Holly rushes to Shayne’s fight, and as the two reconcile her presence is fully restored. Shayne loses the fight, but runs after Holly and professes his love for her. The film ends as Holly embraces her dad.

==Cast==
- Olivia Thirlby as Holly
  - Fina Strazza as Young Holly
- Alan Ritchson as Shayne
- Jim Gaffigan as Paul Jederman
- Maria Dizzia as Victoria Jederman
- Tito Ortiz as Attila
- David Johansen as Ron
- Megan Fox as Juliana
- Justine Cotsonas as Vanessa
  - Lauren Hartman as Young Vanessa
- Owen Campbell as Troy
  - Alex Gemeinhardt as Young Troy
- Pawel Szajda as Marjus
- Patricia Pinto as Dancer
- Taylor Selé as Tommy Bones
- Thomas Canestraro as Carlos Suarez
- Kareem Savinon as Brandon
- R. Marcos Taylor as Khan
- Laura Heywood as Reporter #2

==Production==
The film is based on an original script written by director Claudia Myers. On November 1, 2017, it was announced that Olivia Thirlby, Alan Ritchson, Jim Gaffigan and Megan Fox were set to star in the film, which, at the time, was named Shadow Girl. Above the Shadows was produced by Tony Award-nominated company, HIPZEE, in association with Myriad Pictures, Boundary Stone Films and BondIt Media Capital.

==Release==
Above the Shadows premiered at the 22nd Brooklyn Film Festival (BFF) on May 31, 2019. It won the BFF Audience Choice Award for Narrative Feature.

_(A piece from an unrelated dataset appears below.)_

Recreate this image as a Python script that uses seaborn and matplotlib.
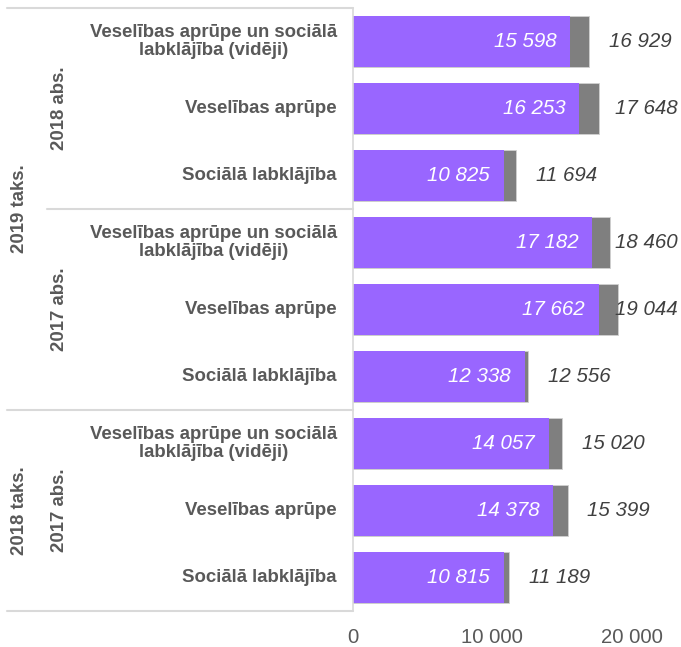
import matplotlib
matplotlib.use("Agg")
import matplotlib.pyplot as plt
import seaborn as sns
import pandas as pd

categories = [
    "Veselības aprūpe un sociālā\nlabklājība (vidēji)",
    "Veselības aprūpe",
    "Sociālā labklājība",
    "Veselības aprūpe un sociālā\nlabklājība (vidēji)",
    "Veselības aprūpe",
    "Sociālā labklājība",
    "Veselības aprūpe un sociālā\nlabklājība (vidēji)",
    "Veselības aprūpe",
    "Sociālā labklājība",
]
inner_group = ["2018 abs.", "2017 abs.", "2017 abs."]
outer_group = ["2019 taks.", "2018 taks."]
purple_values = [15598, 16253, 10825, 17182, 17662, 12338, 14057, 14378, 10815]
total_values = [16929, 17648, 11694, 18460, 19044, 12556, 15020, 15399, 11189]
xticks = [0, 10000, 20000]

sns.set_theme(style="white")
plt.rcParams["font.family"] = ["Liberation Sans", "DejaVu Sans"]

W, H = 681, 647
fig = plt.figure(figsize=(W / 100, H / 100), dpi=100)
left_px, top_px, bottom_px = 353, 8, 611
ax = fig.add_axes([left_px / W, 1 - bottom_px / H, 1 - left_px / W, (bottom_px - top_px) / H])

rows = [f"r{i}" for i in range(len(categories))]
df = pd.DataFrame({"row": rows, "purple": purple_values, "total": total_values})

sns.barplot(data=df, y="row", x="total", order=rows, color="#7F7F7F", saturation=1,
            width=0.77, orient="h", ax=ax, edgecolor="#D0D0D0", linewidth=0.6)
sns.barplot(data=df, y="row", x="purple", order=rows, color="#9966FF", saturation=1,
            width=0.77, orient="h", ax=ax, edgecolor="none", linewidth=0)

xmax = (W - left_px) / 0.01393
ax.set_xlim(0, xmax)
ax.set_ylim(len(rows) - 0.5, -0.5)
ax.set_xlabel("")
ax.set_ylabel("")
ax.set_yticks([])
ax.set_xticks(xticks)
ax.set_xticklabels([f"{t:,}".replace(",", " ") for t in xticks], fontsize=14.6, color="#595959")
ax.tick_params(axis="x", length=0, pad=12)
for s in ["top", "right", "bottom"]:
    ax.spines[s].set_visible(False)
ax.spines["left"].set_color("#D9D9D9")
ax.spines["left"].set_linewidth(1.2)

def fmt(v):
    return f"{v:,}".replace(",", " ")

px_per_unit = 0.01393
offset_units = 51 / px_per_unit
clamp = (646 - left_px) / px_per_unit
for i, (p, t) in enumerate(zip(purple_values, total_values)):
    ax.annotate(fmt(p), (p, i), xytext=(-14, 0), textcoords="offset pixels",
                ha="right", va="center", fontsize=14.8, style="italic", color="white")
    ax.text(min(t + offset_units, clamp), i, fmt(t), ha="center", va="center",
            fontsize=14.8, style="italic", color="#404040")

# label region
def fx(px):
    return px / W

def fy(py):
    return 1 - py / H

row_h = (bottom_px - top_px) / len(rows)
for i, c in enumerate(categories):
    yc = top_px + (i + 0.5) * row_h
    fig.text(fx(337), fy(yc), c, ha="right", va="center", multialignment="center",
             fontsize=13.4, fontweight="bold", color="#595959", linespacing=1.05)

for j, g in enumerate(inner_group):
    yc = top_px + (3 * j + 1.5) * row_h
    fig.text(fx(60), fy(yc), g, ha="center", va="center", rotation=90,
             fontsize=13.4, fontweight="bold", color="#595959")

outer_spans = [(0, 6), (6, 9)]
for g, (a, b) in zip(outer_group, outer_spans):
    yc = top_px + (a + b) / 2 * row_h
    fig.text(fx(20), fy(yc), g, ha="center", va="center", rotation=90,
             fontsize=13.4, fontweight="bold", color="#595959")

line_kw = dict(color="#D9D9D9", linewidth=1.5, transform=fig.transFigure)
for py, x0 in [(top_px, 7), (top_px + 3 * row_h, 47), (top_px + 6 * row_h, 7), (bottom_px, 7)]:
    fig.add_artist(plt.Line2D([fx(x0), fx(left_px)], [fy(py), fy(py)], **line_kw))

fig.savefig("out.png", dpi=100)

In May 2019, Gravitas Ventures acquired U.S. distribution rights to the film and set it for a July 19, 2019 release.

==Reception==
On Rotten Tomatoes, the film has an approval rating of based on reviews from critics.

Courtney Howard of Variety wrote: "This magical-realist fairy tale, about a young woman feeling so isolated and insignificant after a tragic loss that she's literally invisible to everyone except one other struggling soul, is certainly imaginative and intelligent in its ideas. However, the savvy smarts within don't quite sustain the running time and, much like its protagonist, the film becomes transparent in its motives and sentimentality."

John DeFore of The Hollywood Reporter wrote: "Though it may be amusing to watch Holly sneak around and expose others' lies, it would be much more fun if her own story rang true."

Noel Murray of the Los Angeles Times wrote: "Thirlby gives a good performance as someone who finds it easier to remain a non-person than to make any effort to fix her life. But the more Holly comes into view, the blander her character becomes."